TASK PROMPT
Write out again exactly the lines from the one containing "Give me the HTML source for this page." through the one containing "v.textContent=values[i]+'%';", both included, and omit the pictures.

GIVEN DATA
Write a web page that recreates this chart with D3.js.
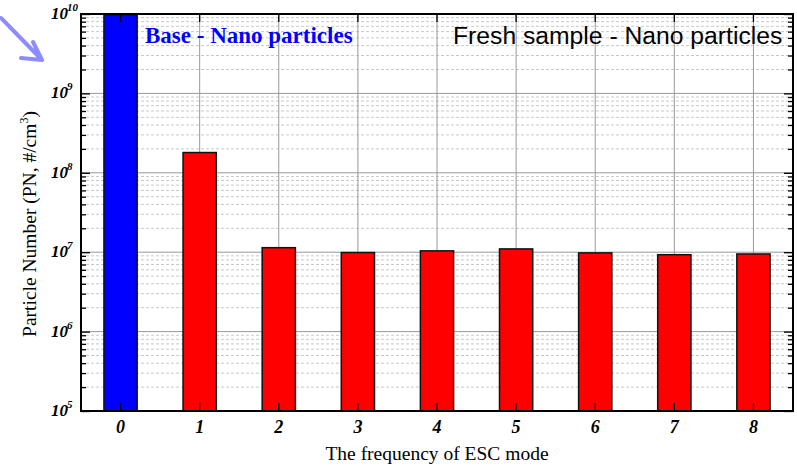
<!DOCTYPE html>
<html>
<head>
<meta charset="utf-8">
<script src="https://cdn.jsdelivr.net/npm/d3@7"></script>
<style>
  body { margin: 0; background: #fff; }
  svg { display: block; }
  .serif { font-family: "Liberation Serif", "Times New Roman", serif; }
  .sans { font-family: "Liberation Sans", Arial, sans-serif; }
</style>
</head>
<body>
<svg id="chart" width="797" height="469"></svg>
<script>

// data
var modes = ["0", "1", "2", "3", "4", "5", "6", "7", "8"];
var particleNumber = [9.7e9, 1.8e8, 1.14e7, 9.9e6, 1.04e7, 1.1e7, 9.8e6, 9.3e6, 9.5e6];
var barColors = ["#0000ff", "#ff0000", "#ff0000", "#ff0000", "#ff0000", "#ff0000", "#ff0000", "#ff0000", "#ff0000"];
var yDecades = [5, 6, 7, 8, 9, 10];

(function() {

	var svg = d3.select("#chart");

	// plot box
	var pLeft = 81, pRight = 793, pTop = 14, pBottom = 411;

	var x = d3.scaleBand()
		.domain(modes)
		.range([pLeft, pRight])
		.paddingInner(0.58)
		.paddingOuter(0.29);

	var y = d3.scaleLog()
		.domain([1e5, 1e10])
		.range([pBottom, pTop]);

	// minor tick values 2..9 x 10^k
	var minors = [];
	yDecades.slice(0, -1).forEach(function(k) {
		for (var m = 2; m <= 9; m++) minors.push(m * Math.pow(10, k));
	});
	var majors = yDecades.map(function(k) { return Math.pow(10, k); });

	// minor gridlines (dashed)
	svg.append("g").selectAll("line")
		.data(minors)
		.enter()
		.append("line")
		.attr("x1", pLeft).attr("x2", pRight)
		.attr("y1", function(d) { return y(d); })
		.attr("y2", function(d) { return y(d); })
		.style("stroke", "#c8c8c8")
		.style("stroke-dasharray", "3,2")
		.style("stroke-width", 1);

	// major gridlines
	svg.append("g").selectAll("line")
		.data(majors)
		.enter()
		.append("line")
		.attr("x1", pLeft).attr("x2", pRight)
		.attr("y1", function(d) { return y(d); })
		.attr("y2", function(d) { return y(d); })
		.style("stroke", "#999")
		.style("stroke-width", 1);

	// vertical gridlines
	svg.append("g").selectAll("line")
		.data(modes)
		.enter()
		.append("line")
		.attr("x1", function(d) { return x(d) + x.bandwidth() / 2; })
		.attr("x2", function(d) { return x(d) + x.bandwidth() / 2; })
		.attr("y1", pTop).attr("y2", pBottom)
		.style("stroke", "#999")
		.style("stroke-width", 1);

	// bars
	svg.append("g").selectAll("rect")
		.data(particleNumber)
		.enter()
		.append("rect")
		.attr("x", function(d, i) { return x(modes[i]); })
		.attr("width", x.bandwidth())
		.attr("y", function(d) { return y(d); })
		.attr("height", function(d) { return pBottom - y(d); })
		.style("fill", function(d, i) { return barColors[i]; })
		.style("stroke", "#111")
		.style("stroke-width", 1.5);

	// axes with inward ticks
	var noDomain = function(g) { g.select(".domain").remove(); };
	svg.append("g")
		.attr("transform", "translate(" + pLeft + ",0)")
		.call(d3.axisLeft(y).tickValues(majors).tickSize(-9).tickFormat(""))
		.call(noDomain);
	svg.append("g")
		.attr("transform", "translate(" + pLeft + ",0)")
		.call(d3.axisLeft(y).tickValues(minors).tickSize(-5).tickFormat(""))
		.call(noDomain);
	svg.append("g")
		.attr("transform", "translate(" + pRight + ",0)")
		.call(d3.axisRight(y).tickValues(majors).tickSize(-9).tickFormat(""))
		.call(noDomain);
	svg.append("g")
		.attr("transform", "translate(" + pRight + ",0)")
		.call(d3.axisRight(y).tickValues(minors).tickSize(-5).tickFormat(""))
		.call(noDomain);
	svg.append("g")
		.attr("transform", "translate(0," + pBottom + ")")
		.call(d3.axisBottom(x).tickSize(-8).tickFormat(""))
		.call(noDomain);
	svg.append("g")
		.attr("transform", "translate(0," + pTop + ")")
		.call(d3.axisTop(x).tickSize(-8).tickFormat(""))
		.call(noDomain);

	svg.selectAll(".tick line").style("stroke", "#000").style("stroke-width", 1.3);

	// frame
	svg.append("rect")
		.attr("x", pLeft).attr("y", pTop)
		.attr("width", pRight - pLeft).attr("height", pBottom - pTop)
		.style("fill", "none")
		.style("stroke", "#000")
		.style("stroke-width", 2);

	// y tick labels: 10^k
	var yLabels = svg.append("g").selectAll("text")
		.data(yDecades)
		.enter()
		.append("text")
		.attr("class", "serif")
		.attr("x", 51)
		.attr("y", function(d) { return y(Math.pow(10, d)) + 5; })
		.style("font-size", "17px")
		.style("font-weight", "bold")
		.style("font-style", "italic");
	yLabels.append("tspan").text("10");
	yLabels.append("tspan")
		.attr("dy", -8)
		.attr("dx", -1)
		.style("font-size", "11px")
		.text(function(d) { return d; });

	// x tick labels
	svg.append("g").selectAll("text")
		.data(modes)
		.enter()
		.append("text")
		.attr("class", "serif")
		.attr("x", function(d) { return x(d) + x.bandwidth() / 2; })
		.attr("y", 433)
		.attr("text-anchor", "middle")
		.style("font-size", "18px")
		.style("font-weight", "bold")
		.style("font-style", "italic")
		.text(function(d) { return d; });

	// axis titles
	svg.append("text")
		.attr("class", "serif")
		.attr("x", (pLeft + pRight) / 2)
		.attr("y", 460)
		.attr("text-anchor", "middle")
		.style("font-size", "19.5px")
		.text("The frequency of ESC mode");

	var yTitle = svg.append("text")
		.attr("class", "serif")
		.attr("transform", "translate(36,224) rotate(-90)")
		.attr("text-anchor", "middle")
		.style("font-size", "19.5px");
	yTitle.append("tspan").text("Particle Number (PN, #/cm");
	yTitle.append("tspan").attr("dy", -8).style("font-size", "12px").text("3");
	yTitle.append("tspan").attr("dy", 8).text(")");

	// in-plot labels
	svg.append("text")
		.attr("class", "serif")
		.attr("x", 145)
		.attr("y", 43)
		.style("font-size", "23px")
		.style("font-weight", "bold")
		.style("fill", "#0000ff")
		.text("Base - Nano particles");

	svg.append("text")
		.attr("class", "sans")
		.attr("x", 453)
		.attr("y", 44)
		.style("font-size", "24.7px")
		.style("fill", "#000")
		.text("Fresh sample - Nano particles");

	// arrow in the corner
	svg.append("path")
		.attr("d", "M1,18 L42,60 M33,42 L42,60 L21,58")
		.style("fill", "none")
		.style("stroke", "#8c8cff")
		.style("stroke-width", 4)
		.style("stroke-linecap", "round")
		.style("stroke-linejoin", "round");

})();

</script>
</body>
</html>
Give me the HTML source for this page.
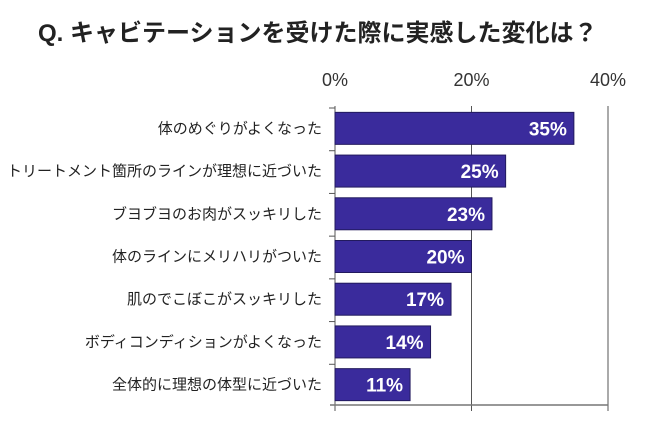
<!DOCTYPE html>
<html><head><meta charset="utf-8"><style>
body{margin:0;background:#fff;width:650px;height:424px;overflow:hidden}
svg text{font-family:"Liberation Sans","Noto Sans CJK JP",sans-serif}
</style></head><body>
<svg id="c" width="650" height="424">
<text x="38" y="41" font-size="24" font-weight="bold" fill="#222">Q. キャビテーションを受けた際に実感した変化は？</text>
</svg>
<script>
const categories=["体のめぐりがよくなった","トリートメント箇所のラインが理想に近づいた","ブヨブヨのお肉がスッキリした","体のラインにメリハリがついた","肌のでこぼこがスッキリした","ボディコンディションがよくなった","全体的に理想の体型に近づいた"];
const values=[35,25,23,20,17,14,11];
const tickValues=[0,20,40];
const tickLabels=["0%","20%","40%"];
(function(){
const svg=document.getElementById('c');
const NS='http://www.w3.org/2000/svg';
const x0=335,x1=608,plotTop=106,plotBottom=405,maxV=40;
const xs=v=>x0+(v/maxV)*(x1-x0);
const band=(plotBottom-plotTop)/categories.length;
function mk(t,a){const e=document.createElementNS(NS,t);for(const k in a)e.setAttribute(k,a[k]);svg.appendChild(e);return e;}
tickValues.forEach((v,i)=>{
 const g=mk('line',{x1:xs(v),x2:xs(v),y1:plotTop,y2:plotBottom+6,stroke:'#555','stroke-width':1});
 
 
 const t=mk('text',{x:xs(v),y:86,'font-size':18,'text-anchor':'middle',fill:'#333'});
 t.textContent=tickLabels[i];
 
 
});
const ax=mk('line',{x1:x0-5,x2:x1,y1:plotBottom,y2:plotBottom,stroke:'#777','stroke-width':1.5});


for(let i=0;i<categories.length;i++){
 const tk=mk('line',{x1:x0-6,x2:x0,y1:plotTop+i*band+2,y2:plotTop+i*band+2,stroke:'#555'});
 
 
}
categories.forEach((c,i)=>{
 const yc=plotTop+band*i+band/2+1;
 const b=mk('rect',{x:x0,y:yc-16,width:xs(values[i])-x0,height:32,fill:'#3a2b9c',stroke:'#221a5e','stroke-width':1});
 
 
 const v=mk('text',{x:xs(values[i])-7,y:yc+7,'font-size':19,'font-weight':'bold','text-anchor':'end',fill:'#fff'});
 v.textContent=values[i]+'%';
 
 
 const l=mk('text',{x:322,y:yc+5,'font-size':15,'text-anchor':'end',fill:'#222'});
 l.textContent=c;
 
 
});
})();
</script>
</body></html>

EXPECTED ANSWER
Give me the HTML source for this page.
<!DOCTYPE html>
<html><head><meta charset="utf-8"><style>
body{margin:0;background:#fff;width:650px;height:424px;overflow:hidden}
svg text{font-family:"Liberation Sans","Noto Sans CJK JP",sans-serif}
</style></head><body>
<svg id="c" width="650" height="424">
<text x="38" y="41" font-size="24" font-weight="bold" fill="#222">Q. キャビテーションを受けた際に実感した変化は？</text>
</svg>
<script>
const categories=["体のめぐりがよくなった","トリートメント箇所のラインが理想に近づいた","ブヨブヨのお肉がスッキリした","体のラインにメリハリがついた","肌のでこぼこがスッキリした","ボディコンディションがよくなった","全体的に理想の体型に近づいた"];
const values=[35,25,23,20,17,14,11];
const tickValues=[0,20,40];
const tickLabels=["0%","20%","40%"];
(function(){
const svg=document.getElementById('c');
const NS='http://www.w3.org/2000/svg';
const x0=335,x1=608,plotTop=106,plotBottom=405,maxV=40;
const xs=v=>x0+(v/maxV)*(x1-x0);
const band=(plotBottom-plotTop)/categories.length;
function mk(t,a){const e=document.createElementNS(NS,t);for(const k in a)e.setAttribute(k,a[k]);svg.appendChild(e);return e;}
tickValues.forEach((v,i)=>{
 const g=mk('line',{x1:xs(v),x2:xs(v),y1:plotTop,y2:plotBottom+6,stroke:'#555','stroke-width':1});
 
 
 const t=mk('text',{x:xs(v),y:86,'font-size':18,'text-anchor':'middle',fill:'#333'});
 t.textContent=tickLabels[i];
 
 
});
const ax=mk('line',{x1:x0-5,x2:x1,y1:plotBottom,y2:plotBottom,stroke:'#777','stroke-width':1.5});


for(let i=0;i<categories.length;i++){
 const tk=mk('line',{x1:x0-6,x2:x0,y1:plotTop+i*band+2,y2:plotTop+i*band+2,stroke:'#555'});
 
 
}
categories.forEach((c,i)=>{
 const yc=plotTop+band*i+band/2+1;
 const b=mk('rect',{x:x0,y:yc-16,width:xs(values[i])-x0,height:32,fill:'#3a2b9c',stroke:'#221a5e','stroke-width':1});
 
 
 const v=mk('text',{x:xs(values[i])-7,y:yc+7,'font-size':19,'font-weight':'bold','text-anchor':'end',fill:'#fff'});
 v.textContent=values[i]+'%';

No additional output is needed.